The restrictions take many forms. Particularly well known is the poison-pill defense, which aims to immunize management from hostile takeovers. Others include the staggered election of company directors - which keeps shareholders from throwing out an entire board in any given year – and requirements for supermajorities in voting. These changes make it difficult for shareholders to exercise real influence or control.

But as many and varied as the restrictions can be, their net impact on long-term performance has been negative, according to a new study by three researchers - Paul Gompers, a professor of business administration at Harvard Business School; Joy Ishii, a graduate student in economics at Harvard; and Andrew Metrick, a finance professor at the Wharton School of the University of Pennsylvania. The team studied 24 ways in which a company may restrict shareholder rights and combined them into an overall index. A low reading meant that a company imposed few restrictions.

Working with a database of companies representing 90 percent of the market, the team constructed 10 portfolios, according to those companies' index values. The portfolios were reconstructed periodically. From Sept. 1, 1990, to Dec. 31, 1999, the researchers found, the portfolio with the lowest index values gained 9.3 percentage points a year more, on average, than the one with the highest values. While the other eight did not always adhere to the pattern, the performance difference between the extremes has withstood
attempts to explain it away.

To put the researchers' findings in perspective, consider that the performance difference is almost double the five-point margin of victory that growth stocks had over value stocks during the same period - a heyday for growth investing - according to the Standard & Poor's 500/Barra indexes.

But how could a difference of such magnitude have escaped notice? For one thing, researchers couldn't have detected it until recently. Widespread shareholder restrictions are relatively new; most companies did not impose them until the mid- to late 1980's.

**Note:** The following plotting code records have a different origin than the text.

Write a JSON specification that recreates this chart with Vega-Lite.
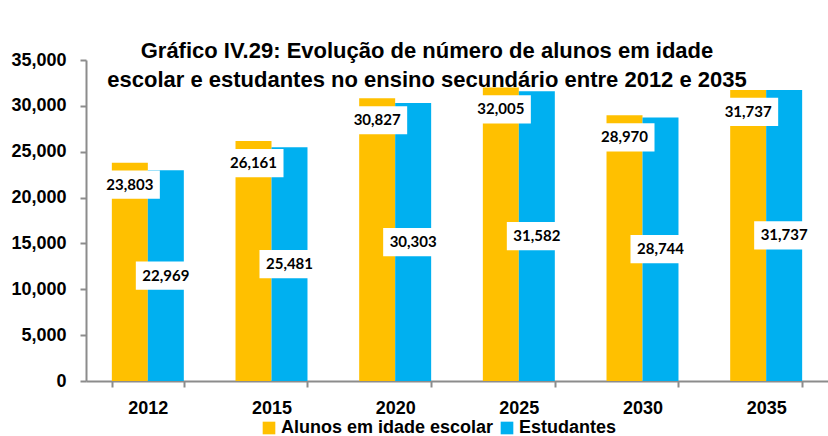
{
  "$schema": "https://vega.github.io/schema/vega-lite/v6.json",
  "width": 742,
  "height": 321,
  "autosize": {"type": "none"},
  "padding": {"left": 86, "top": 60, "right": 0, "bottom": 55},
  "background": "white",
  "title": {
    "text": ["Gráfico IV.29: Evolução de número de alunos em idade", "escolar e estudantes no ensino secundário entre 2012 e 2035"],
    "font": "Liberation Sans",
    "fontSize": 22,
    "fontWeight": "bold",
    "color": "black",
    "anchor": "middle",
    "frame": "group",
    "dx": -30,
    "baseline": "alphabetic",
    "lineHeight": 29,
    "offset": -58
  },
  "data": {
    "values": [
      {"year": "2012", "series": "Alunos em idade escolar", "value": 23803},
      {"year": "2015", "series": "Alunos em idade escolar", "value": 26161},
      {"year": "2020", "series": "Alunos em idade escolar", "value": 30827},
      {"year": "2025", "series": "Alunos em idade escolar", "value": 32005},
      {"year": "2030", "series": "Alunos em idade escolar", "value": 28970},
      {"year": "2035", "series": "Alunos em idade escolar", "value": 31737},
      {"year": "2012", "series": "Estudantes", "value": 22969},
      {"year": "2015", "series": "Estudantes", "value": 25481},
      {"year": "2020", "series": "Estudantes", "value": 30303},
      {"year": "2025", "series": "Estudantes", "value": 31582},
      {"year": "2030", "series": "Estudantes", "value": 28744},
      {"year": "2035", "series": "Estudantes", "value": 31737}
    ]
  },
  "encoding": {
    "x": {
      "field": "year", "type": "nominal",
      "scale": {"paddingInner": 0.418, "paddingOuter": 0.209},
      "axis": {
        "title": null, "labelAngle": 0,
        "labelFont": "Liberation Sans", "labelFontSize": 18, "labelFontWeight": "bold", "labelColor": "black",
        "labelPadding": 12,
        "domainColor": "#8c8c8c", "domainWidth": 2,
        "ticks": true, "tickColor": "#8c8c8c", "tickWidth": 2, "tickSize": 6, "tickBand": "extent"
      }
    },
    "xOffset": {
      "field": "series", "type": "nominal",
      "scale": {"domain": ["Alunos em idade escolar", "Estudantes"], "paddingInner": 0, "paddingOuter": 0}
    }
  },
  "layer": [
    {
      "mark": {"type": "bar"},
      "encoding": {
        "y": {
          "field": "value", "type": "quantitative",
          "scale": {"domain": [0, 35000], "nice": false},
          "axis": {
            "title": null, "values": [0, 5000, 10000, 15000, 20000, 25000, 30000, 35000],
            "labelExpr": "format(datum.value, ',')",
            "labelFont": "Liberation Sans", "labelFontSize": 18, "labelFontWeight": "bold", "labelColor": "black",
            "labelPadding": 14, "grid": false,
            "domainColor": "#8c8c8c", "domainWidth": 2,
            "tickColor": "#8c8c8c", "tickWidth": 2, "tickSize": 6
          }
        },
        "color": {
          "field": "series", "type": "nominal",
          "scale": {"domain": ["Alunos em idade escolar", "Estudantes"], "range": ["#FFC000", "#00B0F0"]},
          "legend": {
            "title": null, "orient": "none", "legendX": 174, "legendY": 359, "direction": "horizontal",
            "symbolType": "square", "symbolSize": 160, "symbolStrokeWidth": 0,
            "labelFont": "Liberation Sans", "labelFontSize": 18, "labelFontWeight": "bold", "labelColor": "black",
            "labelOffset": 3, "columnPadding": 4, "labelLimit": 400
          }
        }
      }
    },
    {
      "transform": [{"filter": "datum.series === 'Alunos em idade escolar'"}],
      "mark": {"type": "point", "shape": "M-1,-0.47H1V0.47H-1Z", "filled": true, "color": "white", "opacity": 1, "size": 3600, "yOffset": 22},
      "encoding": {
        "y": {"field": "value", "type": "quantitative", "scale": {"domain": [0, 35000], "nice": false}, "axis": null}
      }
    },
    {
      "transform": [{"filter": "datum.series === 'Alunos em idade escolar'"}],
      "mark": {"type": "text", "font": "Lato", "fontSize": 15, "fontWeight": "bold", "color": "black", "baseline": "middle", "yOffset": 22},
      "encoding": {
        "y": {"field": "value", "type": "quantitative", "scale": {"domain": [0, 35000], "nice": false}, "axis": null},
        "text": {"field": "value", "type": "quantitative", "format": ","}
      }
    },
    {
      "transform": [{"filter": "datum.series === 'Estudantes'"}],
      "mark": {"type": "point", "shape": "M-1,-0.47H1V0.47H-1Z", "filled": true, "color": "white", "opacity": 1, "size": 3600},
      "encoding": {
        "y": {"field": "value", "type": "quantitative", "scale": {"domain": [0, 70000], "nice": false}, "axis": null}
      }
    },
    {
      "transform": [{"filter": "datum.series === 'Estudantes'"}],
      "mark": {"type": "text", "font": "Lato", "fontSize": 15, "fontWeight": "bold", "color": "black", "baseline": "middle"},
      "encoding": {
        "y": {"field": "value", "type": "quantitative", "scale": {"domain": [0, 70000], "nice": false}, "axis": null},
        "text": {"field": "value", "type": "quantitative", "format": ","}
      }
    }
  ],
  "resolve": {"scale": {"y": "independent"}},
  "config": {"view": {"stroke": null}}
}
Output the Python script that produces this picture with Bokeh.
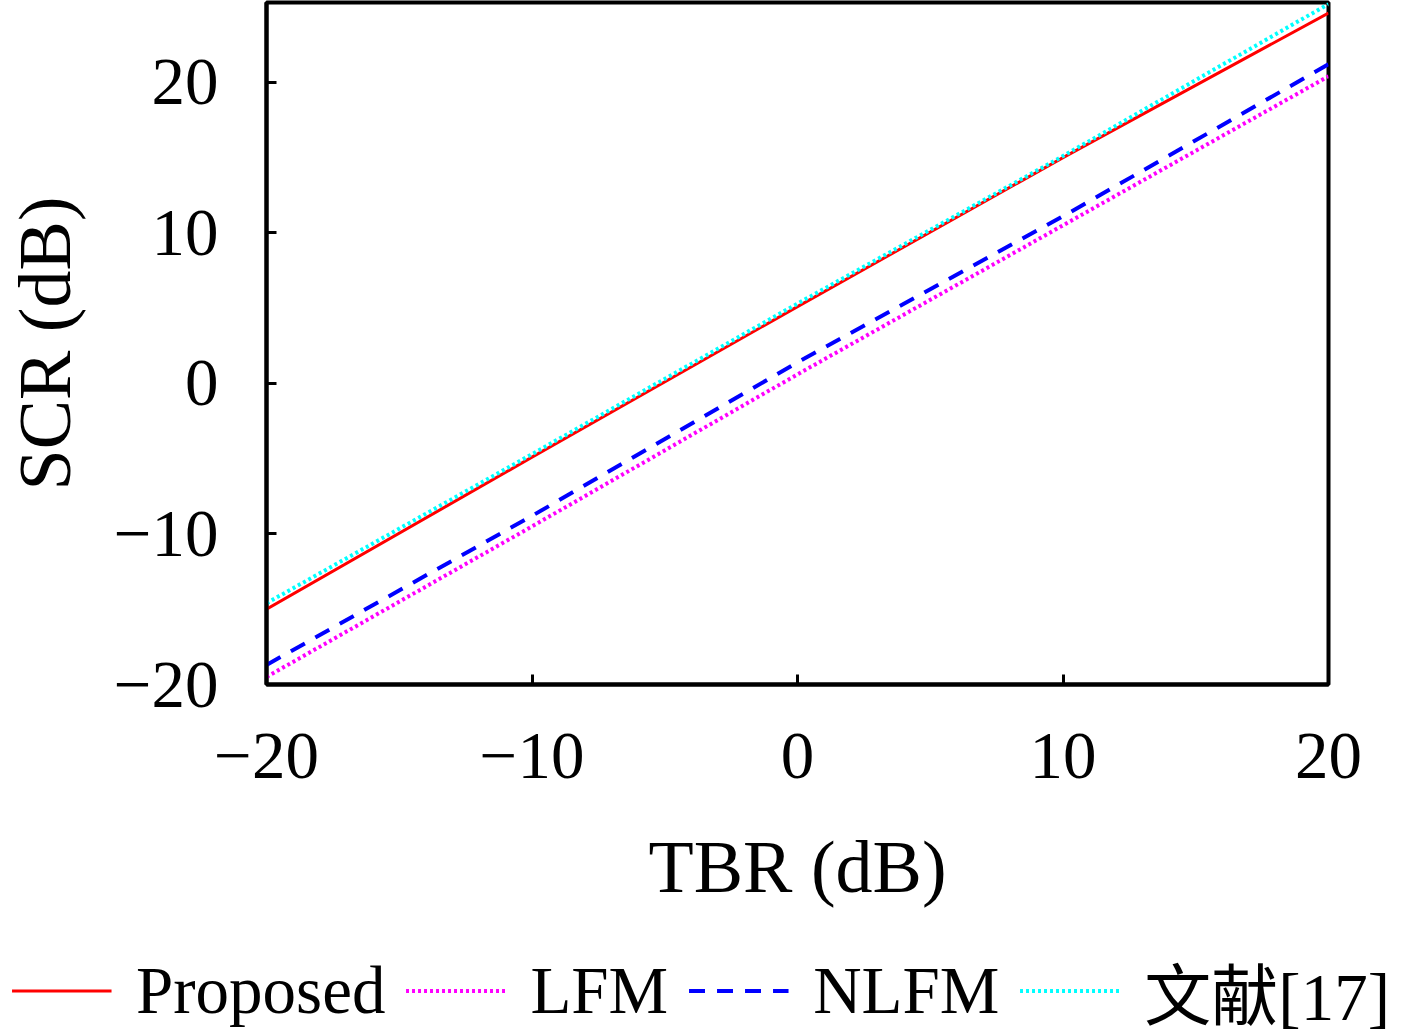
from bokeh.plotting import figure
from bokeh.models import Legend, LegendItem, FixedTicker, Range1d
from bokeh.embed import file_html
from bokeh.resources import INLINE

# Data
tbr = [-20, -10, 0, 10, 20]
proposed = [-15.0, -4.9, 5.1, 15.0, 24.6]
lfm = [-19.5, -9.5, 0.6, 10.5, 20.4]
nlfm = [-18.7, -8.8, 1.4, 11.1, 21.2]
ref17 = [-14.6, -4.7, 5.3, 15.1, 25.2]

series_names = ["Proposed", "LFM", "NLFM", "文献[17]"]
x_ticks = [-20, -10, 0, 10, 20]
y_ticks = [-20, -10, 0, 10, 20]
tick_labels = {-20: "\u221220", -10: "\u221210", 0: "0", 10: "10", 20: "20"}

FONT = "Liberation Serif"
LEG_FONT = "Liberation Serif, Noto Sans CJK SC"

styles = [
    dict(line_color="#ff0000", line_width=3),
    dict(line_color="#ff00ff", line_width=4, line_dash="3 3"),
    dict(line_color="#0000ff", line_width=4, line_dash="16 12"),
    dict(line_color="#00ffff", line_width=4, line_dash="3 3"),
]

p = figure(width=1401, height=940,
           min_border_left=252, min_border_right=73,
           min_border_top=2, min_border_bottom=256,
           x_range=Range1d(-20, 20), y_range=Range1d(-20, 25.3),
           output_backend="svg", toolbar_location=None)

p.grid.visible = False
p.outline_line_color = "black"
p.outline_line_width = 4
p.background_fill_color = "white"
p.border_fill_color = "white"

for ax in (p.xaxis[0], p.yaxis[0]):
    ax.axis_line_width = 4
    ax.major_tick_in = 10
    ax.major_tick_out = 0
    ax.major_tick_line_width = 3
    ax.minor_tick_line_color = None
    ax.major_label_text_font = FONT
    ax.major_label_text_font_size = "67px"
    ax.major_label_text_color = "black"
    ax.axis_label_text_font = FONT
    ax.axis_label_text_font_size = "74px"
    ax.axis_label_text_font_style = "normal"
    ax.axis_label_text_color = "black"
    ax.major_label_overrides = tick_labels

p.xaxis.ticker = FixedTicker(ticks=x_ticks)
p.yaxis.ticker = FixedTicker(ticks=y_ticks)
p.xaxis.axis_label = "TBR (dB)"
p.yaxis.axis_label = "SCR (dB)"
p.xaxis.major_label_standoff = 49
p.xaxis.axis_label_standoff = 45
p.yaxis.major_label_standoff = 48
p.yaxis.axis_label_standoff = 25

series = [proposed, lfm, nlfm, ref17]
for ys, st in zip(series, styles):
    p.line(tbr, ys, **st)

# Legend strip underneath the chart (its own figure; the lines lie outside its view)
q = figure(width=1401, height=100, min_border=0,
           x_range=Range1d(100, 101), y_range=Range1d(100, 101),
           output_backend="svg", toolbar_location=None)
q.axis.visible = False
q.grid.visible = False
q.outline_line_color = None
q.border_fill_color = "white"
q.background_fill_color = "white"

leg_renderers = [q.line(tbr, ys, **st) for ys, st in zip(series, styles)]
items = [LegendItem(label=n, renderers=[r]) for n, r in zip(series_names, leg_renderers)]
legend = Legend(items=items, orientation="horizontal", location="center",
                border_line_alpha=0, background_fill_alpha=0,
                glyph_width=100, glyph_height=30, label_standoff=25, spacing=20,
                padding=0, margin=0,
                label_text_font=LEG_FONT, label_text_font_size="67px",
                label_text_color="black")
q.add_layout(legend, "center")

open("out.html", "w").write(file_html([p, q], INLINE))
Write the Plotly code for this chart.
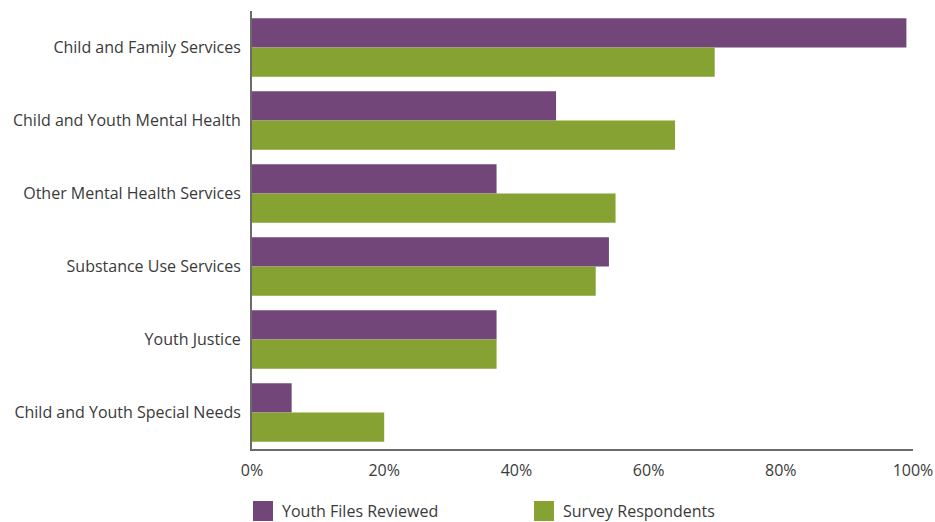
import plotly.graph_objects as go

categories = ["Child and Family Services", "Child and Youth Mental Health", "Other Mental Health Services",
              "Substance Use Services", "Youth Justice", "Child and Youth Special Needs"]
youth_files = [99, 46, 37, 54, 37, 6]
survey = [70, 64, 55, 52, 37, 20]
series_names = ["Youth Files Reviewed", "Survey Respondents"]
colors = ["#73467a", "#86a232"]
x_ticks = [0, 20, 40, 60, 80, 100]
x_ticklabels = ["0%", "20%", "40%", "60%", "80%", "100%"]

FONT = "Open Sans"
PW = 661.0
PH = 438.0

fig = go.Figure()
fig.add_trace(go.Bar(y=categories, x=youth_files, orientation="h", name=series_names[0],
                     marker=dict(color=colors[0], line=dict(width=0))))
fig.add_trace(go.Bar(y=categories, x=survey, orientation="h", name=series_names[1],
                     marker=dict(color=colors[1], line=dict(width=0))))

fig.update_layout(
    width=935, height=522,
    margin=dict(l=252, r=22, t=11, b=73),
    barmode="group", bargap=0.2, bargroupgap=0,
    plot_bgcolor="white", paper_bgcolor="white",
    showlegend=False,
    font=dict(family=FONT, size=16, color="#3a3a3a"),
    xaxis=dict(range=[0, 100], tickvals=x_ticks, ticktext=x_ticklabels, automargin=False,
               showgrid=False, zeroline=False, showline=True, linecolor="#6b6b6b", linewidth=2,
               ticks="", ticklabelstandoff=6, fixedrange=True),
    yaxis=dict(autorange="reversed", showgrid=False, zeroline=False, showline=True, automargin=False,
               linecolor="#6b6b6b", linewidth=2, ticks="", ticklabelstandoff=6),
)

legend_x = [1 / PW, 282 / PW]
for i, (name, c) in enumerate(zip(series_names, colors)):
    x0 = legend_x[i]
    fig.add_shape(type="rect", xref="paper", yref="paper",
                  x0=x0, x1=x0 + 20 / PW, y0=-52 / PH, y1=-72 / PH,
                  fillcolor=c, line=dict(width=0))
    fig.add_annotation(xref="paper", yref="paper", x=x0 + 27 / PW, y=-62 / PH,
                       text=name, showarrow=False, xanchor="left", yanchor="middle",
                       font=dict(family=FONT, size=16, color="#3a3a3a"))

fig.write_html("out.html")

Furthermore, to the extent that shareholder restrictions could have been studied, previous researchers tended to focus on the immediate market impact. But over the short term, that impact is ambiguous. For example, even though a poison-pill defense turns out to be a long-term negative, the market may react to it positively over the short term because it may signal that a hostile takeover attempt is imminent.

Why would companies that restrict shareholder rights be such poor performers? The authors of the new study are careful to stress that the jury is still out. Maybe the restrictions lead to a deterioration in a company's culture - away from shareholder responsiveness and toward immunity from competitive pressures - and eventually to poorer fundamentals and inferior stock performance. Or maybe the restrictions on shareholder rights are just symptoms of a deterioration caused by something else.

I find it safe to say, however, that investors should begin to pay more attention to a company's culture. Assuming that restrictions on shareholder rights are either a cause or a symptom of cultural deterioration, an investor should be less inclined to buy, and more inclined to sell, a company that chooses to impose them.

That also means that investors should consider a company more favorably if it relaxes previously imposed restrictions. Companies that imposed heavy restrictions were so beaten down by the market over the last decade that changes in their corporate cultures could unleash enormous potential.